→ **EXERCISE GOAL**: Review the material and extract every line in which the word "chart" occurs.

— Start COLLECTED DATA —

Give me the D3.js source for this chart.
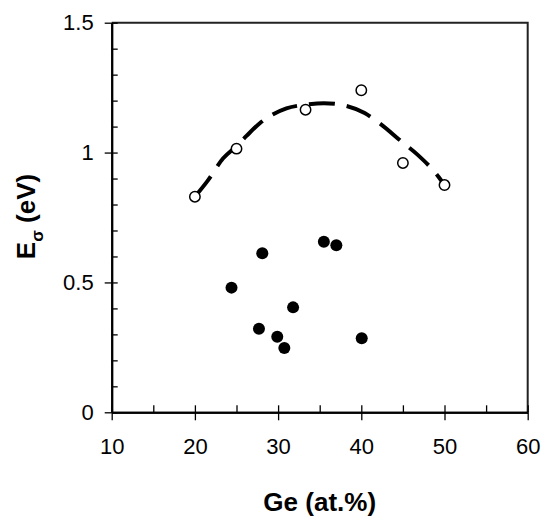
<!DOCTYPE html>
<html>
<head>
    <meta charset="utf-8">
    <title>E sigma vs Ge</title>
    <script src="https://d3js.org/d3.v7.min.js"></script>
    <style>
        body { margin: 0; background: #fff; }
        text { font-family: "Liberation Sans", Arial, sans-serif; }
    </style>
</head>
<body>
<div id="chart"></div>
<script type="text/javascript">

    // open circles (Ge at.%, E sigma in eV)
    let openGe = [20, 25, 33.3, 40, 45, 50];
    let openE  = [0.83, 1.015, 1.165, 1.24, 0.96, 0.875];

    // filled circles
    let filledGe = [24.4, 28.1, 35.5, 37.0, 31.8, 27.7, 29.9, 30.75, 40.05];
    let filledE  = [0.48, 0.612, 0.657, 0.643, 0.404, 0.322, 0.291, 0.248, 0.285];

    // dashed trend curve
    let curveGe = [20, 21.5, 23.4, 25, 26.2, 27.8, 31, 33.5, 35.5, 37.4, 40.4, 42.2, 44.85, 46.65, 49.25, 50];
    let curveE  = [0.83, 0.89, 0.978, 1.025, 1.064, 1.113, 1.17, 1.185, 1.19, 1.185, 1.152, 1.113, 1.042, 0.995, 0.908, 0.875];

    let xTicks = [10, 20, 30, 40, 50, 60];
    let xMinor = [15, 25, 35, 45, 55];
    let yTicks = [0, 0.5, 1, 1.5];
    let yMinor = [0.1, 0.2, 0.3, 0.4, 0.6, 0.7, 0.8, 0.9, 1.1, 1.2, 1.3, 1.4];

    let margin = {top: 22.7, right: 14.3, bottom: 107.7, left: 111.7};
    let w = 542 - margin.left - margin.right;
    let h = 520 - margin.top - margin.bottom;

    let svg = d3.select("#chart")
            .append("svg")
                .attr("width", 542)
                .attr("height", 520)
            .append("g")
                .attr("transform", "translate(" + margin.left + "," + margin.top + ")");

    let xScale = d3.scaleLinear().domain([10, 60]).range([0, w]);
    let yScale = d3.scaleLinear().domain([0, 1.5]).range([h, 0]);

    // frame: top and right
    svg.append("path")
        .attr("d", "M0,0H" + w + "V" + h)
        .attr("fill", "none")
        .attr("stroke", "#222")
        .attr("stroke-width", 2);

    function styleAxis(g) {
        g.select(".domain").attr("stroke", "#000").attr("stroke-width", 2);
        g.selectAll(".tick line").attr("stroke", "#000").attr("stroke-width", 1.3);
        g.selectAll("text").attr("font-size", "22px").attr("font-family", "Liberation Sans, Arial, sans-serif").attr("fill", "#000");
    }

    let fmt = function(d) { return String(d); };

    // x axis
    svg.append("g")
        .attr("transform", "translate(0," + h + ")")
        .call(d3.axisBottom(xScale).tickValues(xTicks).tickFormat(fmt).tickSize(8).tickPadding(18).tickSizeOuter(0))
        .call(styleAxis);
    svg.append("g")
        .attr("transform", "translate(0," + h + ")")
        .call(d3.axisBottom(xScale).tickValues(xTicks.concat(xMinor)).tickSize(-7).tickFormat("").tickSizeOuter(0))
        .call(styleAxis);

    // y axis
    svg.append("g")
        .call(d3.axisLeft(yScale).tickValues(yTicks).tickFormat(fmt).tickSize(7).tickPadding(11).tickSizeOuter(0))
        .call(styleAxis);
    svg.append("g")
        .call(d3.axisLeft(yScale).tickValues(yTicks.concat(yMinor)).tickSize(-6).tickFormat("").tickSizeOuter(0))
        .call(styleAxis);

    // dashed curve
    let line = d3.line()
        .x(function(d) { return xScale(d[0]); })
        .y(function(d) { return yScale(d[1]); })
        .curve(d3.curveMonotoneX);

    svg.append("path")
        .datum(d3.zip(curveGe, curveE))
        .attr("d", line)
        .attr("fill", "none")
        .attr("stroke", "#000")
        .attr("stroke-width", 4)
        .attr("stroke-dasharray", "26,12");

    // open circles
    svg.selectAll("circle.open")
        .data(d3.zip(openGe, openE))
        .enter()
        .append("circle")
        .attr("class", "open")
        .attr("cx", function(d) { return xScale(d[0]); })
        .attr("cy", function(d) { return yScale(d[1]); })
        .attr("r", 5.2)
        .attr("fill", "#fff")
        .attr("stroke", "#000")
        .attr("stroke-width", 1.5);

    // filled circles
    svg.selectAll("circle.filled")
        .data(d3.zip(filledGe, filledE))
        .enter()
        .append("circle")
        .attr("class", "filled")
        .attr("cx", function(d) { return xScale(d[0]); })
        .attr("cy", function(d) { return yScale(d[1]); })
        .attr("r", 6)
        .attr("fill", "#000");

    // x title
    svg.append("text")
        .attr("x", w / 2)
        .attr("y", h + 99)
        .attr("text-anchor", "middle")
        .attr("font-size", "26px")
        .attr("font-weight", "bold")
        .text("Ge (at.%)");

    // y title
    let yt = svg.append("text")
        .attr("transform", "translate(" + (35 - margin.left) + "," + (h / 2 - 1) + ") rotate(-90)")
        .attr("text-anchor", "middle")
        .attr("font-size", "26px")
        .attr("font-weight", "bold");
    yt.append("tspan").text("E");
    yt.append("tspan").attr("font-size", "17px").attr("dy", 8).text("σ");
    yt.append("tspan").attr("dy", -8).text(" (eV)");

</script>
</body>
</html>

— End COLLECTED DATA —

→ **COMPLETE ANSWER**:
Give me the D3.js source for this chart.
<div id="chart"></div>
    let svg = d3.select("#chart")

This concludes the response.